§ **Data provided**

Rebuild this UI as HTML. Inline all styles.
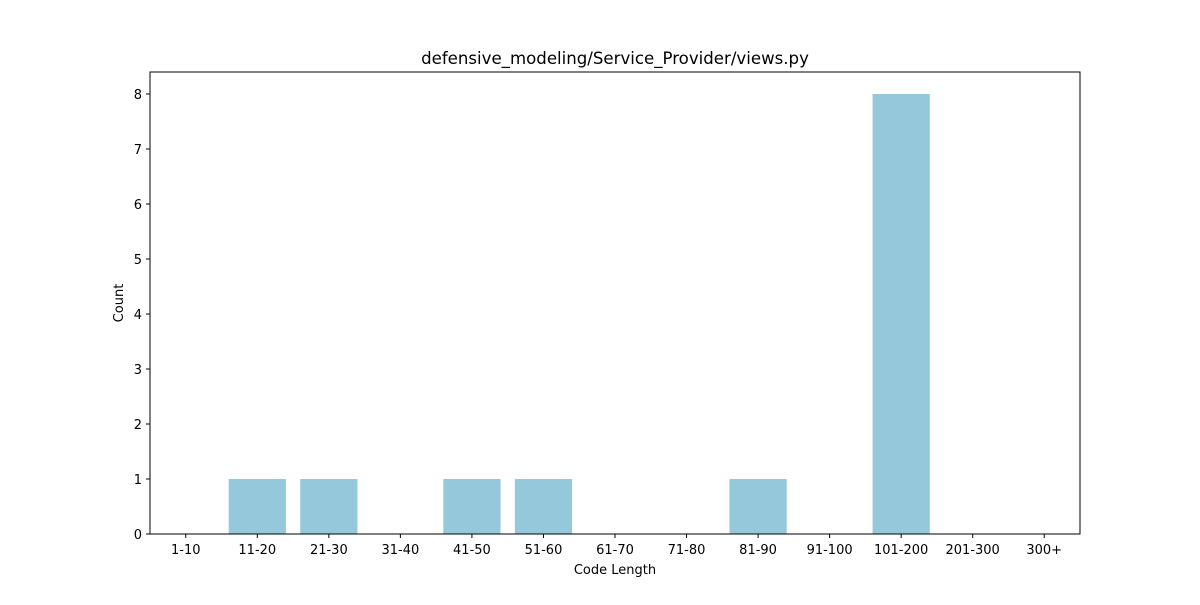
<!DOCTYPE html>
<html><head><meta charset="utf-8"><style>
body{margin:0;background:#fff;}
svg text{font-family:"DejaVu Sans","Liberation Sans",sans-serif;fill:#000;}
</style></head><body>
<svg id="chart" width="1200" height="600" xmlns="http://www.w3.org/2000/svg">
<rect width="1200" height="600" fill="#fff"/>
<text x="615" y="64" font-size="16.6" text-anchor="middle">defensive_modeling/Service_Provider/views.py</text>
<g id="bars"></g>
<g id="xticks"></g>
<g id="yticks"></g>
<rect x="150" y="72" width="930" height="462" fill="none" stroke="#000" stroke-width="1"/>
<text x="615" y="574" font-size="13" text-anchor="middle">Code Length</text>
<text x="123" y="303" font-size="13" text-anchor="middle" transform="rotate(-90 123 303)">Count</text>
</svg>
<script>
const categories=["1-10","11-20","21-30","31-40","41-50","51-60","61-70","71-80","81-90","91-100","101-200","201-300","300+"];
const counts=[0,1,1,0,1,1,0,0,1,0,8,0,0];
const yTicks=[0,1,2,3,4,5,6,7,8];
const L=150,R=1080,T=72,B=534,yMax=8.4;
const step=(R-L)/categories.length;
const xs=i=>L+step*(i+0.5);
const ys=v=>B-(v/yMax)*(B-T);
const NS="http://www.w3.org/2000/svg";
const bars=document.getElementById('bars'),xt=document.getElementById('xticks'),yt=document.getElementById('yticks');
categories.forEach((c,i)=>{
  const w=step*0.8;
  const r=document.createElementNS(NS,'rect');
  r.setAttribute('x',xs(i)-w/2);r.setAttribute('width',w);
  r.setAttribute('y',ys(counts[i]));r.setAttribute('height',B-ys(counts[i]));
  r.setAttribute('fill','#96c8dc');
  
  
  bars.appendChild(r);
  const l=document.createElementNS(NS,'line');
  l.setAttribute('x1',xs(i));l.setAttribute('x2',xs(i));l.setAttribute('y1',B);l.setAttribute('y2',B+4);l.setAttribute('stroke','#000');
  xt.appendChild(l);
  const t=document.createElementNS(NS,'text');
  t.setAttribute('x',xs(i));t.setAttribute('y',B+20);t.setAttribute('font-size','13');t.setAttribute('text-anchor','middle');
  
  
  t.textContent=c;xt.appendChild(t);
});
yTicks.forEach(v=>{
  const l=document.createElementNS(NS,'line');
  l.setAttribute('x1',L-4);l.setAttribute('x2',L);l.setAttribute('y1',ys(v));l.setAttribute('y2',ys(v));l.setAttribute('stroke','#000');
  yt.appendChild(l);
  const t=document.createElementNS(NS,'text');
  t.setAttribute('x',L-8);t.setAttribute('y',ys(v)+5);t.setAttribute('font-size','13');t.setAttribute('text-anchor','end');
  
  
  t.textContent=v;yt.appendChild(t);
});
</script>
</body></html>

§ **Required work**
Take the listing above and restate it word for word, without its pictures.

§ **Output for this exercise**
Rebuild this UI as HTML. Inline all styles.
<!DOCTYPE html>
<html><head><meta charset="utf-8"><style>
body{margin:0;background:#fff;}
svg text{font-family:"DejaVu Sans","Liberation Sans",sans-serif;fill:#000;}
</style></head><body>
<svg id="chart" width="1200" height="600" xmlns="http://www.w3.org/2000/svg">
<rect width="1200" height="600" fill="#fff"/>
<text x="615" y="64" font-size="16.6" text-anchor="middle">defensive_modeling/Service_Provider/views.py</text>
<g id="bars"></g>
<g id="xticks"></g>
<g id="yticks"></g>
<rect x="150" y="72" width="930" height="462" fill="none" stroke="#000" stroke-width="1"/>
<text x="615" y="574" font-size="13" text-anchor="middle">Code Length</text>
<text x="123" y="303" font-size="13" text-anchor="middle" transform="rotate(-90 123 303)">Count</text>
</svg>
<script>
const categories=["1-10","11-20","21-30","31-40","41-50","51-60","61-70","71-80","81-90","91-100","101-200","201-300","300+"];
const counts=[0,1,1,0,1,1,0,0,1,0,8,0,0];
const yTicks=[0,1,2,3,4,5,6,7,8];
const L=150,R=1080,T=72,B=534,yMax=8.4;
const step=(R-L)/categories.length;
const xs=i=>L+step*(i+0.5);
const ys=v=>B-(v/yMax)*(B-T);
const NS="http://www.w3.org/2000/svg";
const bars=document.getElementById('bars'),xt=document.getElementById('xticks'),yt=document.getElementById('yticks');
categories.forEach((c,i)=>{
  const w=step*0.8;
  const r=document.createElementNS(NS,'rect');
  r.setAttribute('x',xs(i)-w/2);r.setAttribute('width',w);
  r.setAttribute('y',ys(counts[i]));r.setAttribute('height',B-ys(counts[i]));
  r.setAttribute('fill','#96c8dc');
  
  
  bars.appendChild(r);
  const l=document.createElementNS(NS,'line');
  l.setAttribute('x1',xs(i));l.setAttribute('x2',xs(i));l.setAttribute('y1',B);l.setAttribute('y2',B+4);l.setAttribute('stroke','#000');
  xt.appendChild(l);
  const t=document.createElementNS(NS,'text');
  t.setAttribute('x',xs(i));t.setAttribute('y',B+20);t.setAttribute('font-size','13');t.setAttribute('text-anchor','middle');
  
  
  t.textContent=c;xt.appendChild(t);
});
yTicks.forEach(v=>{
  const l=document.createElementNS(NS,'line');
  l.setAttribute('x1',L-4);l.setAttribute('x2',L);l.setAttribute('y1',ys(v));l.setAttribute('y2',ys(v));l.setAttribute('stroke','#000');
  yt.appendChild(l);
  const t=document.createElementNS(NS,'text');
  t.setAttribute('x',L-8);t.setAttribute('y',ys(v)+5);t.setAttribute('font-size','13');t.setAttribute('text-anchor','end');
  
  
  t.textContent=v;yt.appendChild(t);
});
</script>
</body></html>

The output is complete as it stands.